Ellis H. Roberts
Ellis Henry Roberts (1827-1918) was born on September 30, 1827, in Utica, New York. His parents, Watkin and Gwen Roberts, were originally from Merionethshire in North Wales, but emigrated to the United States either in 1816 or 1817, and would eventually settle in Utica. Having lost his father whilst still a child, Roberts was reliant on his own efforts from a young age. At the tender age of nine, he gained employment at a local Utica printing house, and by the age of twelve he would be promoted to typesetter. Roberts had higher ambitions, however, and would eventually save enough from this job to pay his way through college. Roberts first attended the Whitestown Seminary and was then admitted into Yale in 1847. He would graduate in 1850 with second class honors.
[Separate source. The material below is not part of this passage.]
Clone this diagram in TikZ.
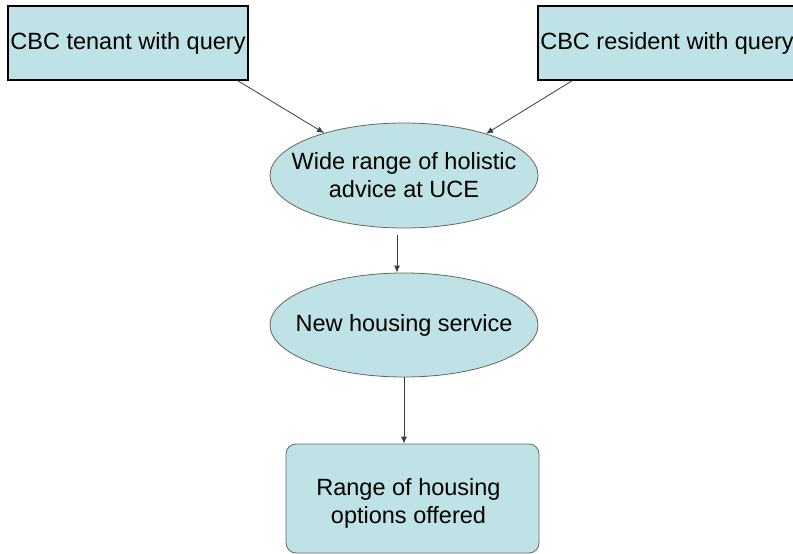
\documentclass[tikz,border=0pt]{standalone}
\usepackage{fontspec}
\setmainfont{Liberation Sans}
\usetikzlibrary{shapes.geometric,arrows.meta}
\definecolor{boxfill}{RGB}{190,226,230}
\definecolor{linegray}{RGB}{60,60,60}
\begin{document}
\begin{tikzpicture}[x=1pt,y=-1pt,
  every node/.style={font=\fontsize{23.5}{28}\selectfont, inner sep=0pt, align=center},
  sqbox/.style={rectangle, draw=black, line width=1.1pt, fill=boxfill},
  ellbox/.style={ellipse, draw=gray!80!black, line width=0.8pt, fill=boxfill, minimum width=268pt},
  rbox/.style={rectangle, rounded corners=10pt, draw=gray!80!black, line width=0.8pt, fill=boxfill},
  arr/.style={draw=linegray, line width=0.8pt, -{Latex[length=7pt,width=6pt]}}]
\useasboundingbox[fill=white] (0,0) rectangle (793,554);
\node[sqbox, minimum width=240pt, minimum height=74pt] (b1) at (128,43) {CBC tenant with query};
\node[sqbox, minimum width=258pt, minimum height=74pt] (b2) at (667,43) {CBC resident with query};
\node[ellbox, minimum height=105pt] (e1) at (404,175.5) {};
\node (e1t) at (e1.center) {Wide range of holistic\\advice at UCE};
\node[ellbox, minimum height=104pt] (e2) at (404,325) {};
\node (e2t) at (e2.center) {New housing service};
\node[rbox, minimum width=253pt, minimum height=109pt] (b3) at (412.5,498.5) {};
\node (b3t) at ([xshift=-4pt,yshift=-5pt]b3.center) {Range of housing\\options offered};
\draw[arr] ([xshift=-11pt]b1.south east) -- (e1.152);
\draw[arr] ([xshift=35pt]b2.south west) -- (e1.27);
\draw[arr] ([xshift=-7pt,yshift=-7pt]e1.south) -- ([xshift=-7pt]e2.north);
\draw[arr] (e2.south) -- (e2.south |- b3.north);
\end{tikzpicture}
\end{document}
Roberts would then commence his literary career in 1852, when he became partial owner and editor of the Utica Morning Herald, which was a leading Whig (and later Republican) journal. By 1854, he would become full owner of the journal, and he would continue there as chief editor until 1859.

This position as owner of a major Whig and Republican journal made him active in the political debates of the country and brought him into contact with leading members of the Republican Party. This elevated him onto the New York delegation for the 1864 and 1868 Republican National Convention, and in 1866, he was also elected to the New York State Legislature on the Republican ticket. Then, in 1871, Roberts would make the shift from state to federal politics, being elected to the United States Congress, where he would serve for two terms, during which time he would also serve on the House Ways and Means Committee. Having a strong reputation for sound judgement and knowledge on financial and economic matters, Roberts would later be appointed as the Assistant Treasurer of the United States in 1889 by then Republican President Benjamin Harrison. After the election of the Democratic President Grover Cleveland in 1893, Roberts would leave this position, and would be made President of the Franklin National Bank in New York. However, with the election of William McKinley in 1897, Roberts would be called back to public service and would assume the role of Treasurer of the United States.
​
During his time in Congress, Robert’s made several important speeches on protection and other economic questions, several of which would be published and circulated in pamphlet format. Two of the more notable of these speeches include The Revenue and American Labor: Necessity and Growth of Home Production (1872) and The Treasury and the Taxes (1874). His most important economic work would appear, however, in 1884. This was his 400 page treatise entitled Government Revenue: Especially the American System, An Argument for Industrial Freedom Against the Fallacies of Free Trade, which was based upon a series of lectures which he gave at Cornell and Hamilton College a year earlier. In this work, Roberts approaches the subject of protection mainly from the standpoint of revenue, and advances the view that if state interference, including taxation, is to be permitted anywhere than it should be in the service of promoting domestic industry. On January 8, 1919, Roberts would pass away in his home in Utica at the age of ninety-one.